Few countries regulate housing more tightly than the Netherlands, yet politicians keep blaming “the market” when there isn’t enough (affordable) housing.
Housing minister Hugo de Jonge recently told Trouw that, “For too long, we believed the market would solve the problems on its own.”
In an op-ed for the same newspaper, I argue the opposite is true: government won’t leave the housing market alone.
High share of social housing
Start with the fact that one in three homes in the Netherlands are social houses for families who earn less than €45,000 per year. That’s the highest share of public or social housing in Europe!
For De Jonge, it’s still not enough. Currently the monthly rent in public housing is capped at €750. He wants to bring apartments with rents up to €1,000 per month under the social-housing regime: 400,000 properties.

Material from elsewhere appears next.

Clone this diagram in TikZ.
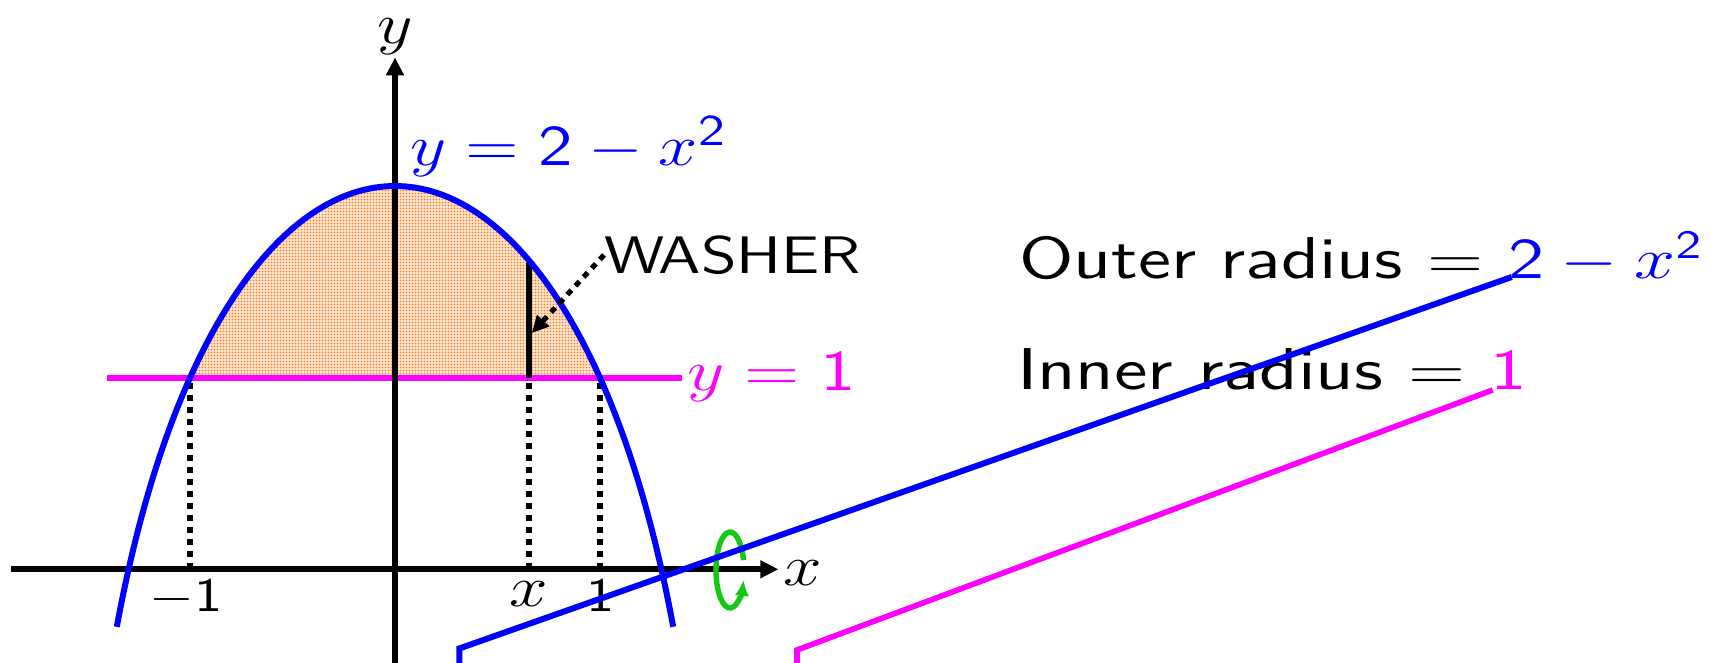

This government is also raising property tax on landlords. Many cities, including Amsterdam, require owners to live in their properties or cap rents for new developments — or both. Subletting is usually illegal. Temporary rental contracts are limited to two years. Once a tenant has an indefinite contract, they’re almost impossible to evict except if they don’t pay their rent for several months.
All these regulations may be justified, but there are tradeoffs. Developers are discouraged from building rental properties, because the profit margin is low. Homeowners will think twice before renting out an empty room.
Rather than acknowledge these tradeoffs and debate if they’re worth it, De Jonge pretends they don’t exist.
Cohabitation is discouraged
Of the 8 million households in the Netherlands, 3 million consist of one person. If more Dutch people lived together, it would alleviate the country’s housing shortage, which ABF Research puts at 279,000.
But government policy discourages cohabitation:
- When retirees move in together, they lose a third of their combined pension.
- When children reach the age of 21, parents on welfare lose benefits.
- The city of Amsterdam requires a permit for sharing a flat with three or more people.
Every rule exists for a reason. Pensioners will have lower housing costs if they share a home rather than live separately. From the age of 21, the children of welfare recipients can be expected to contribute to the family income. In Amsterdam, inspectors found that landlords would sometimes crowd especially low-wage immigrants into small apartments.
But, again, there are tradeoffs. Of the 3 million single-person households, 1 million are pensioners. Young adults from the poorest families must find a home of their own on an already overheated market. In Amsterdam, the housing shortage is 50,000.
Building takes time
Then there’s policy that makes it harder to buy and build homes.
For the 1.1 million self-employed in the Netherlands (I’m one of them), it’s difficult to get a mortgage under income requirements that were tightened after the 2008-9 financial crisis.
It takes two years on average to get a building permit. The number of permits issued by municipalities has increased from a low of 25,000 in the wake of the financial crisis to around 70,000 in recent years, but it still takes an average of 15 months to build a home.
Since 2020, all new buildings must be energy-neutral. Which should help reduce greenhouse gas emissions — and residents save money on electricity and gas — but it also adds to the cost of each development.
I could go on. Dutch readers may be interested in my column for Wynia’s Week from April, in which I give more examples of (over)regulation. But it should be clear that blaming “the market” for the Netherlands’ housing crisis is, at best, an inadequate explanation.